The work of technological hackers and information reapers is familiar to all those who have considered buying an internet-enabled digital device. The market for anti-virus software and malware protection is massive, with giants such as Kapersky employing international film star endorsers like Jackie Chan to advertise to millions of potential customers. Likewise, many consumers are drawn to Apple computers due to built-in protective functions that abolish the need for additional software protection. Whatever way you look at it, the message is clear: from the moment we turn on the power switch and go online, we’re making ourselves vulnerable to evil cyber criminals across the web. The widespread use of digital devices amongst members of our generation means that young students and professionals are prime targets for companies selling anti-virus software.
However, research conducted by scientists at US Universities suggests that the dangers of the internet and connectivity don’t stop at computer viruses and malware. Several research groups have investigated the varying effects of technology on human health. Freely available apps may promote inertia and weight gain in young children and teenagers, while addiction to smartphone, iPads and laptop computers has been touted as a future epidemic. While the motives behind these negative studies are universally considered noble, many commentators are concerned that their results might be misappropriated to support a push towards obsessive security.
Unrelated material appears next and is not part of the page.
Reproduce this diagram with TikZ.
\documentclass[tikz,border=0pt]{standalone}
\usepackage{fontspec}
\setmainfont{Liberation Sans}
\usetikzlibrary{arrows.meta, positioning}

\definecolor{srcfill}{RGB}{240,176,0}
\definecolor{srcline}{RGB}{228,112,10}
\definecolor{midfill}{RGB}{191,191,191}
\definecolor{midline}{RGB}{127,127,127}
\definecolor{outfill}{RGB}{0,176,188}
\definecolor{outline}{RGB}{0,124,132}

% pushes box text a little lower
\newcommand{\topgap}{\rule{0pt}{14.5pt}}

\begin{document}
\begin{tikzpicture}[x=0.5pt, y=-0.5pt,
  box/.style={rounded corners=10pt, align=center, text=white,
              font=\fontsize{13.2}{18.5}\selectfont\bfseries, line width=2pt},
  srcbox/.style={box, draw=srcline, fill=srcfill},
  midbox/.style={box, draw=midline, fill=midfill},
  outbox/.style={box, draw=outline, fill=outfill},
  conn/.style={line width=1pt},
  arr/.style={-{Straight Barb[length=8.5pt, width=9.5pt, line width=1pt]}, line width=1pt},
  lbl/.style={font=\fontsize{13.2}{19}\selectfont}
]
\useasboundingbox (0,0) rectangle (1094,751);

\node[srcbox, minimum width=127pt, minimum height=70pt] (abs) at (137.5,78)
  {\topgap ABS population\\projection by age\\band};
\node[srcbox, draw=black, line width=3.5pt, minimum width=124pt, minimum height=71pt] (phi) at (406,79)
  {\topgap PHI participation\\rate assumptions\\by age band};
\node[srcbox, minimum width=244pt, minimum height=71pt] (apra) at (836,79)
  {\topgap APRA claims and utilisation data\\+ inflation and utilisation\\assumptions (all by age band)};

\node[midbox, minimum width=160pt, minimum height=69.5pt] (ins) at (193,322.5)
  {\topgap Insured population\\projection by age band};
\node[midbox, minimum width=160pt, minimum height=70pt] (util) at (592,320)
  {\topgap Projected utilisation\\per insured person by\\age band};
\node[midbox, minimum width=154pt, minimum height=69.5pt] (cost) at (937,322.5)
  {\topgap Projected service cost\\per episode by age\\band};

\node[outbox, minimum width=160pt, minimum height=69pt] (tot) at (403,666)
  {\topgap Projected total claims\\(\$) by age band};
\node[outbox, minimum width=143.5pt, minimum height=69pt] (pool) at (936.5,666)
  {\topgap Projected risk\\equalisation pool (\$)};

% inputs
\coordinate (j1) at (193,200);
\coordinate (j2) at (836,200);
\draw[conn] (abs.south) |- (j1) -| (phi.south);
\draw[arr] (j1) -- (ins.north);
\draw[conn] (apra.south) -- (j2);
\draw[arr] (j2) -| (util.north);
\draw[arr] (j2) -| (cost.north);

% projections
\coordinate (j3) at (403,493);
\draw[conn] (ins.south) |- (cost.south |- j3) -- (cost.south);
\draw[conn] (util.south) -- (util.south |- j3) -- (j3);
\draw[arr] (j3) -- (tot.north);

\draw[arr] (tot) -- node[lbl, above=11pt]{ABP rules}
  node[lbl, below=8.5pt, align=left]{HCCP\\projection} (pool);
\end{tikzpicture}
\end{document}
Technology clearly represents a double-edged sword, and anecdotal accounts of its misuse – in risky adolescents and naive children – should not necessarily warrant intervention from governments. Scientific research offers an unbiased and robust means of assessing the short- and long-term effects of technology use on human health. We’re now reaching a position where we can dispassionately assess the pros and cons of modern technology, but must do so in a balanced and informed fashion.